The backdrop: Last December we use the Scratch online activity to make holiday cards for the Hour of Code. Middle school students came and helped 4th graders with this introduction to Scratch and coding. In May of this year we did some regrouping for math instruction and twenty-one fourth graders worked on Scratch two or three days a week.
What it sounded like: The most common thing heard in the classroom each day was, "How'd you do that?". The spirit of communication, collaboration and creative exploration vibrated throughout the room.
What it looked like: Adapting the curriculum, I created folders of handouts for students to follow. The lessons are described in this slideshow:
We started with the tutorial on the Scratch website as a review for everyone. Then they were charged with the task of "making something surprising" happen and share it.
Scratch learning is designed to support collaboration and students often worked in teams. With parent permission they were able to join the Scratch online community, upload their projects and view the structure of posted projects.
By the fourth class students were becoming experts at "debugging" scripts and moving on to making mazes, games and stories. At the end of each class students volunteered to share their projects and explain their learning.
This series of classes stands out for me as one of the most enjoyable, stimulating teaching experiences I've had. The students were engaged, sharing their learning and making progress from one day to the next.
This quote from Howard Gardner was one of my inspirations for this Scratch activity:
High time for an example. We turn here to Scratch, a wonderful application created over the past two decades by Mitch Resnick, a valued colleague at MIT, and his colleagues. Building on Seymour Papert’s pioneering work with LOGO— a prototypical example of constructivist education— Scratch is a simple programming language accessible even to youngsters who have just reached school age.
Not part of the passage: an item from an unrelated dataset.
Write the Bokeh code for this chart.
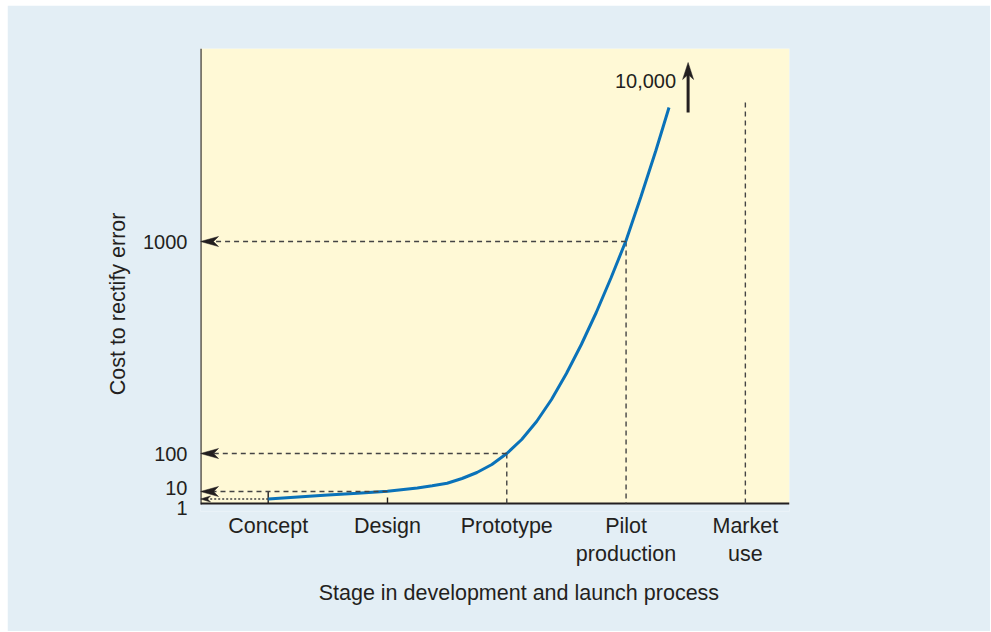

By piecing together forms that resemble pieces of a jigsaw puzzle, users of Scratch can create their own messages, be these stories, works of art, games, musical compositions, dances, or animated cartoons— indeed, just about any form in any kind of format. Moreover, users of Scratch can and do post their creations. Others around the world can visit these creations, react to them, build on them, and perhaps even re-create them in their own favored symbolic system. The genius of Scratch is twofold. First of all, it opens up a plethora of modes of expression, so that nearly every child can find an approach that is congenial with his or her own goals, strengths, and imaginations. Second, educational ends and priorities are not dictated from on high; rather, they can and do emerge from the child’s own explorations of the Scratch universe. In that sense, Scratch brings pleasure and comfort to those who believe in the constructivist view of knowledge. Not only are users building their own forms of meaning and constructing knowledge that they personally value, but they are epitomizing the claim of cognitivists that one learns by taking the initiative, making one’s own often instructive mistakes along the way, and then, on the basis of feedback from self and others, altering course and moving ahead.
Howard, Gardner; Katie Davis (2013-10-22). The App Generation (p. 182). Yale University Press. Kindle Edition.